● TASK TO COMPLETE:
Both the line containing "Write the TikZ code for this diagram." and the line containing "(0,0) rectangle (996,623);" belong in the copy, as do all lines between them, copied exactly; pictures do not.

--- start of EXTRACTED MATERIAL ---

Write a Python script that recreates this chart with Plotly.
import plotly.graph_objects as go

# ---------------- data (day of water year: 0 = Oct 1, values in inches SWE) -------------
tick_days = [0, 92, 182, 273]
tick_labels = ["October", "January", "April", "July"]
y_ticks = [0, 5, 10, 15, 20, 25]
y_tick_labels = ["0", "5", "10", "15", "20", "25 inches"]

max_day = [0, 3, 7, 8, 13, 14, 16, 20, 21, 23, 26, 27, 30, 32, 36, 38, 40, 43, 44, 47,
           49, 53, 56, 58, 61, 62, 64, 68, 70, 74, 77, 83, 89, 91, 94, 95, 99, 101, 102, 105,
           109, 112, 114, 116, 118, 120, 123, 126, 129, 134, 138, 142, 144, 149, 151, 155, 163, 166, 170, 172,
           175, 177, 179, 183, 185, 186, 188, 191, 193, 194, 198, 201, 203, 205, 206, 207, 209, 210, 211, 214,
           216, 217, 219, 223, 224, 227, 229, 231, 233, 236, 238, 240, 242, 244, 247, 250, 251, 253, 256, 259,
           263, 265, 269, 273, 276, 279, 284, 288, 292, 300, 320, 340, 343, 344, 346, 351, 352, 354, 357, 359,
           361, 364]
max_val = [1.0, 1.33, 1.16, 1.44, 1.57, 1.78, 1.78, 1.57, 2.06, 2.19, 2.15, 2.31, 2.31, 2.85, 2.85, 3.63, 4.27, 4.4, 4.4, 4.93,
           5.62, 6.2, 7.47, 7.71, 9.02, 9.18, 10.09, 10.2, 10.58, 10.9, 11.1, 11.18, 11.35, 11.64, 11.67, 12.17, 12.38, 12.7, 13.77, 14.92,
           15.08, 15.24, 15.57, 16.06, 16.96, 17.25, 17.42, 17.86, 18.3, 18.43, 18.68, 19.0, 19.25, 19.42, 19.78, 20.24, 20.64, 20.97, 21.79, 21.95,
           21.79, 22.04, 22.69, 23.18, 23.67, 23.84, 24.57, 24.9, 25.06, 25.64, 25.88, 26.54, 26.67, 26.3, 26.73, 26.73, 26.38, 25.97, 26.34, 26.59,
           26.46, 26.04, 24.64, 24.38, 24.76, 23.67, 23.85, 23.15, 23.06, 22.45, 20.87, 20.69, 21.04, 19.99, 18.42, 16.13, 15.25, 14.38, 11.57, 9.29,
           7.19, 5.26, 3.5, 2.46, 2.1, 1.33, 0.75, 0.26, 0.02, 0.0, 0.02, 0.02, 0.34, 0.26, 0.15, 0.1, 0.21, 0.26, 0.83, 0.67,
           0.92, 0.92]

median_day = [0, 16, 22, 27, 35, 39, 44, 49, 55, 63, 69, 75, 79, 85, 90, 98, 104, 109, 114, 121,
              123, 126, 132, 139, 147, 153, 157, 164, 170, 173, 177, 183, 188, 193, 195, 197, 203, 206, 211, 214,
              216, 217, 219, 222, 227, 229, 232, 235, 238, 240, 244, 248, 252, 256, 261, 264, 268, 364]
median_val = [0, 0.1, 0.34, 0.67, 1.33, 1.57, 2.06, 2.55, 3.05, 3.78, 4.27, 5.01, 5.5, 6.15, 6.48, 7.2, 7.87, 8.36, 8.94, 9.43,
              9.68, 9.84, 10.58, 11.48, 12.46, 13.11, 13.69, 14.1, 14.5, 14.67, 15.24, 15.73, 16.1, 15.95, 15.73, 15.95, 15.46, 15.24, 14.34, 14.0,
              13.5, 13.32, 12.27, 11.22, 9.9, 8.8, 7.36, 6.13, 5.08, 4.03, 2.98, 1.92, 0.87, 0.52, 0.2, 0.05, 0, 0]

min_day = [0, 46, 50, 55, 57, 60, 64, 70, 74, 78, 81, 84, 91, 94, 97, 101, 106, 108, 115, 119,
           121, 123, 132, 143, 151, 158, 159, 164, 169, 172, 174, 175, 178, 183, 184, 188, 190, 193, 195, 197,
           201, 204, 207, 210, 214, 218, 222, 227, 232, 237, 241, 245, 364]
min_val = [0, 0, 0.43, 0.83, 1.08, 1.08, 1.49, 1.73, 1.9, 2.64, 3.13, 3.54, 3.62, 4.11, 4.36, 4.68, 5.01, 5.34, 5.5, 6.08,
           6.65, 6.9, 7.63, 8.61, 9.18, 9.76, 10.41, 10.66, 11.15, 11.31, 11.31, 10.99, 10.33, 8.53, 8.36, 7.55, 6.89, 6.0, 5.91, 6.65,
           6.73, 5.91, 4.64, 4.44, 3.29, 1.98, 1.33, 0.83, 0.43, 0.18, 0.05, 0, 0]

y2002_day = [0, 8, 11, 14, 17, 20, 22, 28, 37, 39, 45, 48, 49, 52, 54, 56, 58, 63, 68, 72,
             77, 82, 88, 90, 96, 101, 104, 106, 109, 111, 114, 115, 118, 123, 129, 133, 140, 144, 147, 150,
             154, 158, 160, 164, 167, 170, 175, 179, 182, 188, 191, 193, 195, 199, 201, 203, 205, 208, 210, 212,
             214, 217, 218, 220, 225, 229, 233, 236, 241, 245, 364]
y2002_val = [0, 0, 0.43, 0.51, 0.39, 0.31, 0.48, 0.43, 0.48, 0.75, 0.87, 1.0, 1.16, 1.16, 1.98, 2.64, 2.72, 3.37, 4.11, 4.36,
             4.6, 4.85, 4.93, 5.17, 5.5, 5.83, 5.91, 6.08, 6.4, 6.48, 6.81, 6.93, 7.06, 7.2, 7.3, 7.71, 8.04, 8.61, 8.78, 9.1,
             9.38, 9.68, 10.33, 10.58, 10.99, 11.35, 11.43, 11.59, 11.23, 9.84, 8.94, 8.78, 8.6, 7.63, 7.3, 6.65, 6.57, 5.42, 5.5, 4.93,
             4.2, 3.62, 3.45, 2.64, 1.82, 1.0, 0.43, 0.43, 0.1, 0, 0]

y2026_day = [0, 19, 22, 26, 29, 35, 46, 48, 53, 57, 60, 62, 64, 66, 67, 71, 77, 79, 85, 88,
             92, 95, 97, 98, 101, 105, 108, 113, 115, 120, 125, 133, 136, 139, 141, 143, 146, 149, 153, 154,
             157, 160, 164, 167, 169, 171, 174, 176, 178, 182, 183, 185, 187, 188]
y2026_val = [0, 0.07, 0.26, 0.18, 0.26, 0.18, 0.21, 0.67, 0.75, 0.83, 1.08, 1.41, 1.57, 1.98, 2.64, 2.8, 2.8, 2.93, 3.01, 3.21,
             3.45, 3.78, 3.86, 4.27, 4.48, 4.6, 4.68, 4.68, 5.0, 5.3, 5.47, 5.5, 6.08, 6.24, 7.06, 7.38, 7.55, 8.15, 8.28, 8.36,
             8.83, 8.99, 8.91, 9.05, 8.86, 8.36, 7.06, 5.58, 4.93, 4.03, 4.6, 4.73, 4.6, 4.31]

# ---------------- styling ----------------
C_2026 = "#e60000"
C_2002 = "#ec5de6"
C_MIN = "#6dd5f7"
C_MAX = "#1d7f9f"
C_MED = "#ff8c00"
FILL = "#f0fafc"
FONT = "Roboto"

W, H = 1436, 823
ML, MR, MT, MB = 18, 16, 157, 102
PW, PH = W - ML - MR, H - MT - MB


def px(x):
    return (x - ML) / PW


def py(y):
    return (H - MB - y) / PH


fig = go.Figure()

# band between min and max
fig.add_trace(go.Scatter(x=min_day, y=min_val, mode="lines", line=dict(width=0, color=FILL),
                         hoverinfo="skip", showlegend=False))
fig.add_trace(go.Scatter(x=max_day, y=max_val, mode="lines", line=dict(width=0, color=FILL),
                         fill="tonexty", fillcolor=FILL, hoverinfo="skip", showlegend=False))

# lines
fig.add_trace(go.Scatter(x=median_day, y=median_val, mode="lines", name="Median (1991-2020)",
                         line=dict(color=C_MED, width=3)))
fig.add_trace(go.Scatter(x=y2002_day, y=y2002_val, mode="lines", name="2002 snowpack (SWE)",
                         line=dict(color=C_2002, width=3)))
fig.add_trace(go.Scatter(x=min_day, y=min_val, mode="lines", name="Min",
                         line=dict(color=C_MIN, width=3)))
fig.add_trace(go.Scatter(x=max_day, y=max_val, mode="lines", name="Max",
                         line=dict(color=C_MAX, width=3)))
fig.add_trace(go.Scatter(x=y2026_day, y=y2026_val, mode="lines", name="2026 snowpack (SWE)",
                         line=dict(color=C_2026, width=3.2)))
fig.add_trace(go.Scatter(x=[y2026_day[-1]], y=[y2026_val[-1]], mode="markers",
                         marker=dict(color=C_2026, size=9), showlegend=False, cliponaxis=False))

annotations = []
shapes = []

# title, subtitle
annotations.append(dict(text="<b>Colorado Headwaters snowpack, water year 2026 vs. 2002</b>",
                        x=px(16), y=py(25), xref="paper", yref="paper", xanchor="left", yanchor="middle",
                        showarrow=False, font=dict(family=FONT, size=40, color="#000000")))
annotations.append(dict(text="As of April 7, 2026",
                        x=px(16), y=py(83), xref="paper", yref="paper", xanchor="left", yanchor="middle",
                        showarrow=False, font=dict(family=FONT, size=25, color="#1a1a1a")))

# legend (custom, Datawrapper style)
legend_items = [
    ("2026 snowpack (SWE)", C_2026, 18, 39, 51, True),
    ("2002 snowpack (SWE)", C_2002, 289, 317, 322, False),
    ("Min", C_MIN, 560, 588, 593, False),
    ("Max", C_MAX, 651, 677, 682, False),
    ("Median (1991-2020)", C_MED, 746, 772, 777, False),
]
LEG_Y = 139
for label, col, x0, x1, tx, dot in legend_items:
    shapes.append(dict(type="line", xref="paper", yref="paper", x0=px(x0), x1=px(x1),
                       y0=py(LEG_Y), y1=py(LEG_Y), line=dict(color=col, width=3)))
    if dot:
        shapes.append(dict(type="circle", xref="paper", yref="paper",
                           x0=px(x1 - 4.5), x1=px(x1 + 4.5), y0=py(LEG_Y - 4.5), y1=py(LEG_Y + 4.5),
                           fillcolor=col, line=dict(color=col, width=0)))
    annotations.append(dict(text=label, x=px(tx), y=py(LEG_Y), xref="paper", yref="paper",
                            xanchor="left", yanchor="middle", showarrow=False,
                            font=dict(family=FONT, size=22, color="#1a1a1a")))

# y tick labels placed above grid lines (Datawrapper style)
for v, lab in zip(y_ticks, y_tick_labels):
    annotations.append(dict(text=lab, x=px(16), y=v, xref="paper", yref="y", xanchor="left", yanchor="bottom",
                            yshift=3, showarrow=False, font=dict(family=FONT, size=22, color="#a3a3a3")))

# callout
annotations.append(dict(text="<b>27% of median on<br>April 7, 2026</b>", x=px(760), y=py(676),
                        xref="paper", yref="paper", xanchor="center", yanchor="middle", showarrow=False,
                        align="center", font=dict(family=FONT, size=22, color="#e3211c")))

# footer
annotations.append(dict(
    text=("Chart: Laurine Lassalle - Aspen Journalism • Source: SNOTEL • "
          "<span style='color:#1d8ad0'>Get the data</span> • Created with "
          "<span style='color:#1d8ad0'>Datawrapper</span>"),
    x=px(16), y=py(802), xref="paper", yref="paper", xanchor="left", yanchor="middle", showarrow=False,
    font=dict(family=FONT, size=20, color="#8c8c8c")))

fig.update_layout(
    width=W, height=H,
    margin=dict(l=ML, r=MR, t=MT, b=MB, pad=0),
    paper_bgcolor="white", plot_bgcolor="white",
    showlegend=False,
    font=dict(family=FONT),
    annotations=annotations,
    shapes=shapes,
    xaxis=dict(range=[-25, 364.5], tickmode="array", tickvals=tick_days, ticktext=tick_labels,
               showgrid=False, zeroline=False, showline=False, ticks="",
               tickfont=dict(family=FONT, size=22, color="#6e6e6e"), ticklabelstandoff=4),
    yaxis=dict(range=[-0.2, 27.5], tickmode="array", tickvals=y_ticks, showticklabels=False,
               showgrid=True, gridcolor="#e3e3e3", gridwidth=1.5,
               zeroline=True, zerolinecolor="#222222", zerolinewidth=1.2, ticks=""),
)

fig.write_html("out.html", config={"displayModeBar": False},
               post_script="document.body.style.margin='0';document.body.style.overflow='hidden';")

--- end of EXTRACTED MATERIAL ---
--- start of EXTRACTED MATERIAL ---

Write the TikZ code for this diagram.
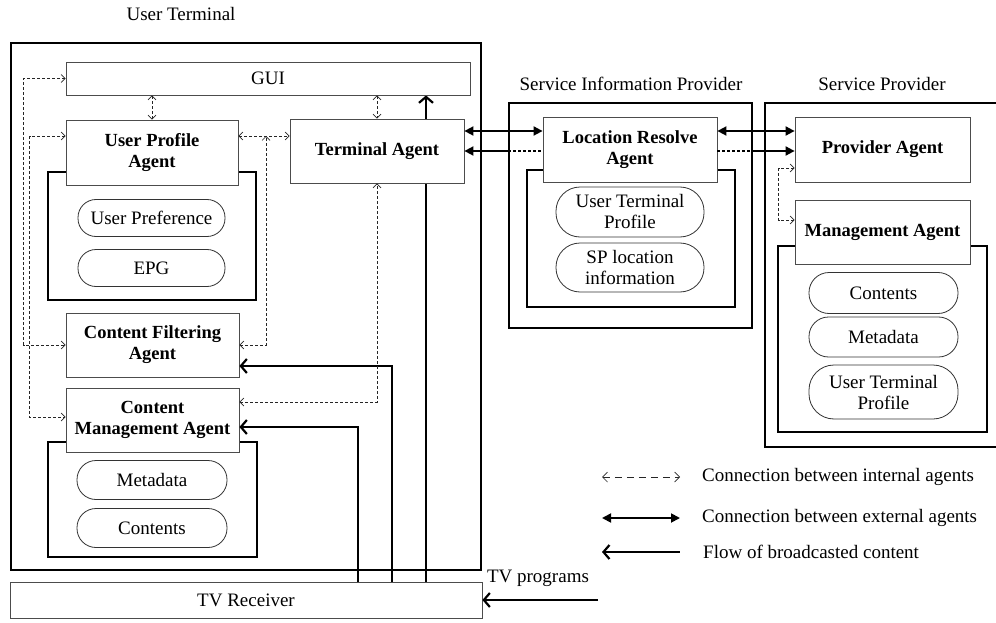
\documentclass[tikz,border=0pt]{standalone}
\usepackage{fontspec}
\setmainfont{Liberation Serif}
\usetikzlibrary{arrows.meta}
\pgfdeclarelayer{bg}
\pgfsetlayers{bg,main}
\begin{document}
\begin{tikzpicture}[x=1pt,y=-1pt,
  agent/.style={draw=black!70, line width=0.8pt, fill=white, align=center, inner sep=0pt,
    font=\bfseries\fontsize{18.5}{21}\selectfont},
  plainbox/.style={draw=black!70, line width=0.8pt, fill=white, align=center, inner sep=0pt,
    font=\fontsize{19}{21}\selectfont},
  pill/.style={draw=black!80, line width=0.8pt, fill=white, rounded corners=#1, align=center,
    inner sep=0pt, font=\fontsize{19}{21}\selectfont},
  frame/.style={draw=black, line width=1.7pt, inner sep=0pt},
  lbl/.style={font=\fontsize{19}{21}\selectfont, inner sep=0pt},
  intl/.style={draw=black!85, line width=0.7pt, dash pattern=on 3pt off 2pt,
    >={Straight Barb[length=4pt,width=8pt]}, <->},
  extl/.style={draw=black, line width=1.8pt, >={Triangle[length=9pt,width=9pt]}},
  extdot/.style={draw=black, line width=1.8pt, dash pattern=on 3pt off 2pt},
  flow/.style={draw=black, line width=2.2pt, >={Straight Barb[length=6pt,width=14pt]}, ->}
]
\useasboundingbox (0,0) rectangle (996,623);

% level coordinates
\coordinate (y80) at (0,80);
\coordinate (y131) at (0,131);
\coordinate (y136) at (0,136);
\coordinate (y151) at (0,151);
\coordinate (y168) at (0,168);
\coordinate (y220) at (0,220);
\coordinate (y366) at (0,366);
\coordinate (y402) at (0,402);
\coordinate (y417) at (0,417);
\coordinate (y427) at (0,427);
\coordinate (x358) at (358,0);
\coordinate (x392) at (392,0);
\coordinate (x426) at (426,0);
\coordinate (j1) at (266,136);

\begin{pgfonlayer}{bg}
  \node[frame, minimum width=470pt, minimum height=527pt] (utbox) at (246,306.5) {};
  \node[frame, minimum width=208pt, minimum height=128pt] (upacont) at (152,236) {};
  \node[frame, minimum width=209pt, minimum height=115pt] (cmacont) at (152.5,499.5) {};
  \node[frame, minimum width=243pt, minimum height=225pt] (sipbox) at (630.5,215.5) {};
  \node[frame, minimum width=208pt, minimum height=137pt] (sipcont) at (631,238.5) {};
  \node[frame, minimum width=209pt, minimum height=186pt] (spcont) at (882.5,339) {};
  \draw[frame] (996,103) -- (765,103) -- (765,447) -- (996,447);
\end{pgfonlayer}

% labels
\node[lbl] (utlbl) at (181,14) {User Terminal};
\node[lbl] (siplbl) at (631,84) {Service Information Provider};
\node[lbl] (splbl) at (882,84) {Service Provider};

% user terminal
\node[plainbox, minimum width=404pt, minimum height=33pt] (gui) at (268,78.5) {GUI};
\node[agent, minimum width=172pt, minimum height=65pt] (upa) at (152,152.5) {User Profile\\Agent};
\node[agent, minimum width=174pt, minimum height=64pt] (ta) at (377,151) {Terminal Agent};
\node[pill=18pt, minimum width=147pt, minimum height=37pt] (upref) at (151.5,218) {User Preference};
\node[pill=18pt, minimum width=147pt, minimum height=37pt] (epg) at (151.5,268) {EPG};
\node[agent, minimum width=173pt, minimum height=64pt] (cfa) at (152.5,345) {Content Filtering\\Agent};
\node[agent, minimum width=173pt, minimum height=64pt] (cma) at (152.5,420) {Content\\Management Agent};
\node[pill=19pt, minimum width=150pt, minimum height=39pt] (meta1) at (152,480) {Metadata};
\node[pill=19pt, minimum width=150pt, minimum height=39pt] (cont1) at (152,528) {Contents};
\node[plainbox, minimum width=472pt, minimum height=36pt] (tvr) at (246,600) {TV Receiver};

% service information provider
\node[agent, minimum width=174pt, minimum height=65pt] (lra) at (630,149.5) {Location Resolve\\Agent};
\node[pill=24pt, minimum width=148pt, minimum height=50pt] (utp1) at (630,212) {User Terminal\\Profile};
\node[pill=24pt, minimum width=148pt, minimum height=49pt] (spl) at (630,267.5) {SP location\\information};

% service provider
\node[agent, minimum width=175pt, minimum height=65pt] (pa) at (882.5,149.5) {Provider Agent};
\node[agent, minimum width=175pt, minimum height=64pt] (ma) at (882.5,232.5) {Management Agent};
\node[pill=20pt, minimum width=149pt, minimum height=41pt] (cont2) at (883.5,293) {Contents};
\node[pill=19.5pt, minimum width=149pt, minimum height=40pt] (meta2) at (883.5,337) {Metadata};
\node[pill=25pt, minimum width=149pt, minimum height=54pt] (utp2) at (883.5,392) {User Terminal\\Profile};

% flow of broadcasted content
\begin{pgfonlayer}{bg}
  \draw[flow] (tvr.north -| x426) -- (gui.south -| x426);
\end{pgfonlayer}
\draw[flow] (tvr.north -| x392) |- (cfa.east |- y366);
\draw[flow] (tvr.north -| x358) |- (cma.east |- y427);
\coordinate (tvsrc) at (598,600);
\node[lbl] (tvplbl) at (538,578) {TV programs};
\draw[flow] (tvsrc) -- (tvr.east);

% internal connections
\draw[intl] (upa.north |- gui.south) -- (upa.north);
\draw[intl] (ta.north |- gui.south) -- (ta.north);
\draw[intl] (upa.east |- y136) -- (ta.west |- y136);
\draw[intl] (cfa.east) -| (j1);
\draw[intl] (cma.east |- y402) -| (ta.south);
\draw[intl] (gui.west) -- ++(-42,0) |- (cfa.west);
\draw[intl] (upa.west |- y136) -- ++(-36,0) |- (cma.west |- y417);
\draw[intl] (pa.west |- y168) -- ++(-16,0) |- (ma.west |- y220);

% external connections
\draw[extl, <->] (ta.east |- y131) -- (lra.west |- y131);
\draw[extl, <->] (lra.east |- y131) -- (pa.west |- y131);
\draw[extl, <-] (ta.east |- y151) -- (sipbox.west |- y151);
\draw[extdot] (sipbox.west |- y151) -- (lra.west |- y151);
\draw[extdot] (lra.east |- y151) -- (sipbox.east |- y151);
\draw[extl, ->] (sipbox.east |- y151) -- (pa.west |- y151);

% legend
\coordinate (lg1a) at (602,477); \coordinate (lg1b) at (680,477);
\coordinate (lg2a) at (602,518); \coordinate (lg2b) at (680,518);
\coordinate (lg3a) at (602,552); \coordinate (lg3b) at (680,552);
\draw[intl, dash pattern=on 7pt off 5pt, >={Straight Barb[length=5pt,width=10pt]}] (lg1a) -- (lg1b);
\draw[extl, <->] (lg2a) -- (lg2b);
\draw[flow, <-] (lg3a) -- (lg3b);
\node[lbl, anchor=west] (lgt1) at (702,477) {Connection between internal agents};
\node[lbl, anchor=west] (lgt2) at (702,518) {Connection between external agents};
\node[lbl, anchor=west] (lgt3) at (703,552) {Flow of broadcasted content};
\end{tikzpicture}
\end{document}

--- end of EXTRACTED MATERIAL ---

● ANSWER IN FULL:
Write the TikZ code for this diagram.
\documentclass[tikz,border=0pt]{standalone}
\usepackage{fontspec}
\setmainfont{Liberation Serif}
\usetikzlibrary{arrows.meta}
\pgfdeclarelayer{bg}
\pgfsetlayers{bg,main}
\begin{document}
\begin{tikzpicture}[x=1pt,y=-1pt,
  agent/.style={draw=black!70, line width=0.8pt, fill=white, align=center, inner sep=0pt,
    font=\bfseries\fontsize{18.5}{21}\selectfont},
  plainbox/.style={draw=black!70, line width=0.8pt, fill=white, align=center, inner sep=0pt,
    font=\fontsize{19}{21}\selectfont},
  pill/.style={draw=black!80, line width=0.8pt, fill=white, rounded corners=#1, align=center,
    inner sep=0pt, font=\fontsize{19}{21}\selectfont},
  frame/.style={draw=black, line width=1.7pt, inner sep=0pt},
  lbl/.style={font=\fontsize{19}{21}\selectfont, inner sep=0pt},
  intl/.style={draw=black!85, line width=0.7pt, dash pattern=on 3pt off 2pt,
    >={Straight Barb[length=4pt,width=8pt]}, <->},
  extl/.style={draw=black, line width=1.8pt, >={Triangle[length=9pt,width=9pt]}},
  extdot/.style={draw=black, line width=1.8pt, dash pattern=on 3pt off 2pt},
  flow/.style={draw=black, line width=2.2pt, >={Straight Barb[length=6pt,width=14pt]}, ->}
]
\useasboundingbox (0,0) rectangle (996,623);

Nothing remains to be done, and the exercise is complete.